# What you need to do
Select, from the material below, each line with "this" in it.

[start of Material provided]

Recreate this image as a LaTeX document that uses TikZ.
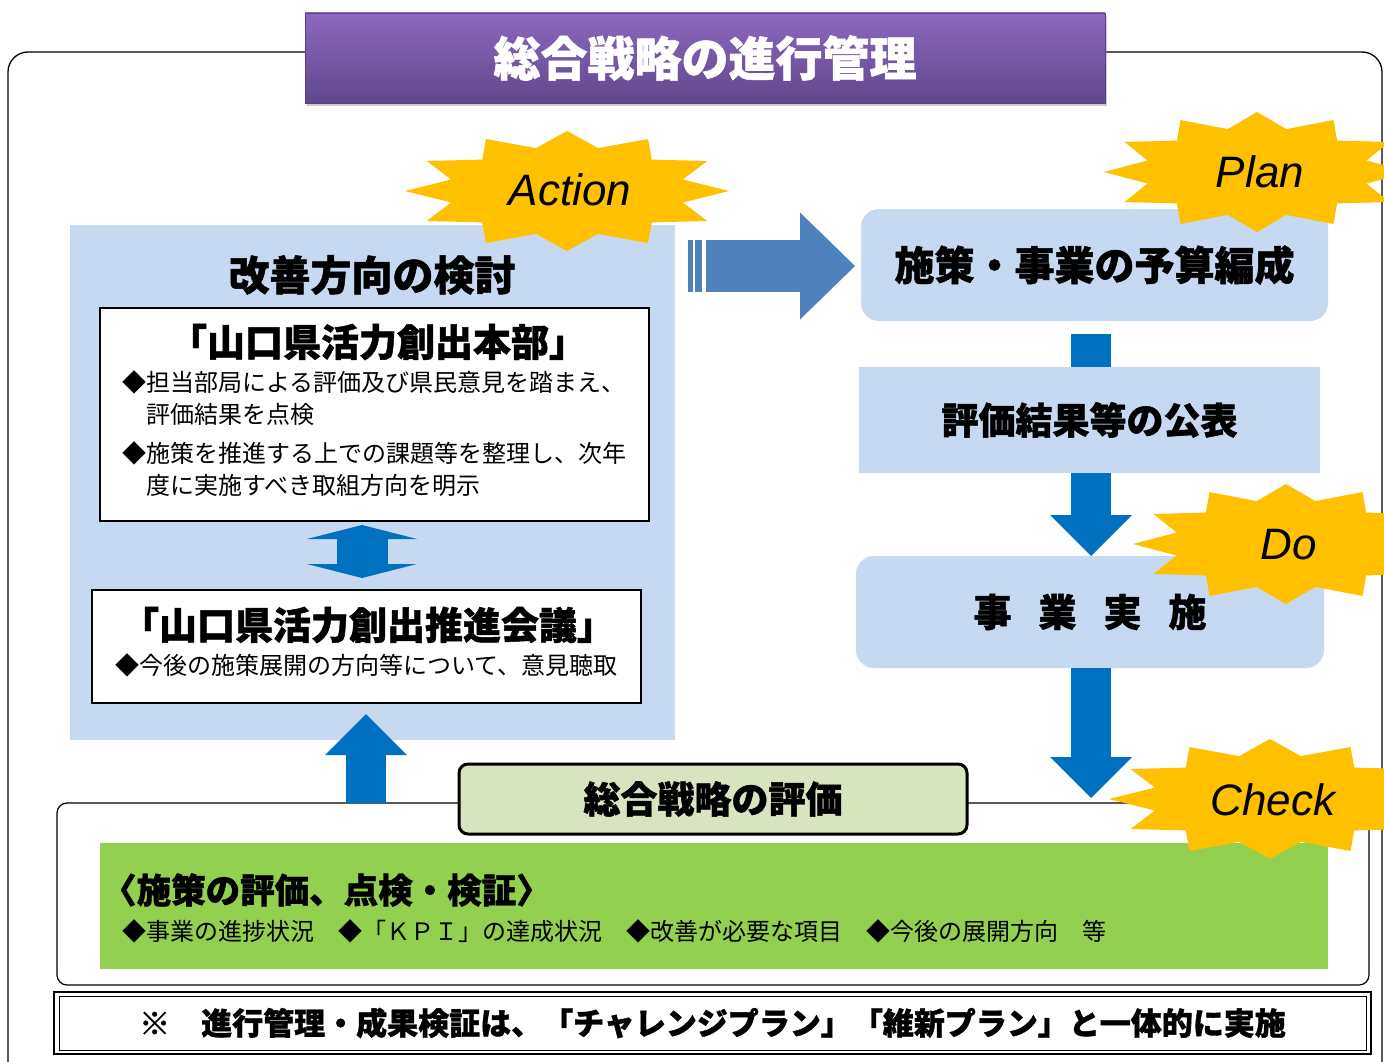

[end of Material provided]
[start of Material provided]

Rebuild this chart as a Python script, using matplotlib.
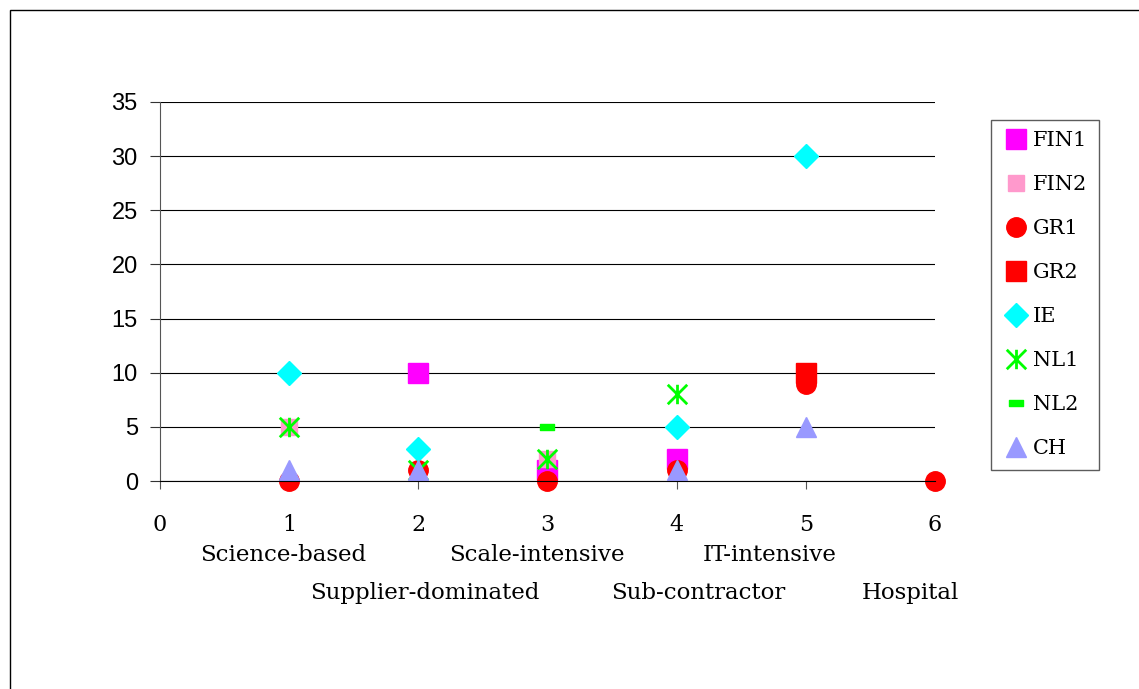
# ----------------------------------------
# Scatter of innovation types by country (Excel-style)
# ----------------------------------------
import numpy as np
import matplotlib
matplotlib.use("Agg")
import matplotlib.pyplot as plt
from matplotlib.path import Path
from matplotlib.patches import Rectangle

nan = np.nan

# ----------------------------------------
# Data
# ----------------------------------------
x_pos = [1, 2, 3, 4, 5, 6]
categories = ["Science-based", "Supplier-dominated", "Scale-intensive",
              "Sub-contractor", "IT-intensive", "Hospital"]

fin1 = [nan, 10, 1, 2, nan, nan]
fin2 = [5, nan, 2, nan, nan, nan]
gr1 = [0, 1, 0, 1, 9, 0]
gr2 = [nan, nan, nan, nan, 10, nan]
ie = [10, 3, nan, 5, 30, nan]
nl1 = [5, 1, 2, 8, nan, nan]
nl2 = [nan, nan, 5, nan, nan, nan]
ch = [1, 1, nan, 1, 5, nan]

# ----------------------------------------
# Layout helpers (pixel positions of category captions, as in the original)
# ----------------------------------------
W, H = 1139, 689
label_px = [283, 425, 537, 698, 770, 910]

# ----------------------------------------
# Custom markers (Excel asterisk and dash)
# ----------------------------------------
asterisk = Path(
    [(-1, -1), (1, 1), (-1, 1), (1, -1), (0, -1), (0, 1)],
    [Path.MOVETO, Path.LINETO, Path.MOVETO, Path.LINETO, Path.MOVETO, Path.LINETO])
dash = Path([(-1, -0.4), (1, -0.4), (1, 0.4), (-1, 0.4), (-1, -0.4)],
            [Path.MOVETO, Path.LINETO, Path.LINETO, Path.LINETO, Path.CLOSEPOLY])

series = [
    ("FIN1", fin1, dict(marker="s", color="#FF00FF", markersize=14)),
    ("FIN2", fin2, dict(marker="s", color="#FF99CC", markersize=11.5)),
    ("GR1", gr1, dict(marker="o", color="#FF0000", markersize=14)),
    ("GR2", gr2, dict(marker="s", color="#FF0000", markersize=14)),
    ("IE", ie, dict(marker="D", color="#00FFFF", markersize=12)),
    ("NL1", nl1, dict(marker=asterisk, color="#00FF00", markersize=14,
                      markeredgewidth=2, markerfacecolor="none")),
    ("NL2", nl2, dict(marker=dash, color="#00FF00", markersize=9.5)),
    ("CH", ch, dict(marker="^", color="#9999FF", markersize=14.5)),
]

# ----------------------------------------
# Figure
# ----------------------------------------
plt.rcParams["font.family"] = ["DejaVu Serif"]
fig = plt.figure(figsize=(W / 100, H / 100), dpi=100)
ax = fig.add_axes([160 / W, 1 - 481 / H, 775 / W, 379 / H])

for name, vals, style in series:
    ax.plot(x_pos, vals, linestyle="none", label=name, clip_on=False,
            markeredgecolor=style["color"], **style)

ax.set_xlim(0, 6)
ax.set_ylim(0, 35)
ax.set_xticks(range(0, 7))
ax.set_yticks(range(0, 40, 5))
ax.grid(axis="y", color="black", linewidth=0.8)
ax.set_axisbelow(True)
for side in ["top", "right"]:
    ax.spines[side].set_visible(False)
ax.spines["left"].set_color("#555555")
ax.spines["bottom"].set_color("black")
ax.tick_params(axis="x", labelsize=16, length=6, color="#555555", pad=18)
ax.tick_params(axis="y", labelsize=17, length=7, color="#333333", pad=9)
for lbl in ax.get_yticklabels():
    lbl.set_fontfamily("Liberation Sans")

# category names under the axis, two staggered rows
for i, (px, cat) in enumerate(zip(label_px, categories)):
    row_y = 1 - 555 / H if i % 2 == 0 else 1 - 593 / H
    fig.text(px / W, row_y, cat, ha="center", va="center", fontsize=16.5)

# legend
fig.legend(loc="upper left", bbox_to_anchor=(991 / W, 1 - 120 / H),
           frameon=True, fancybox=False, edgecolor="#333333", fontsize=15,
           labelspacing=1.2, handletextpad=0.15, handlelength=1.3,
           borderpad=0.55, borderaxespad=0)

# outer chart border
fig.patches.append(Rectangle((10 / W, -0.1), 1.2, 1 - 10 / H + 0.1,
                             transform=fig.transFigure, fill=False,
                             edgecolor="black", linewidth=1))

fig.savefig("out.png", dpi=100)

[end of Material provided]

# Worked answer
Recreate this image as a LaTeX document that uses TikZ.
Rebuild this chart as a Python script, using matplotlib.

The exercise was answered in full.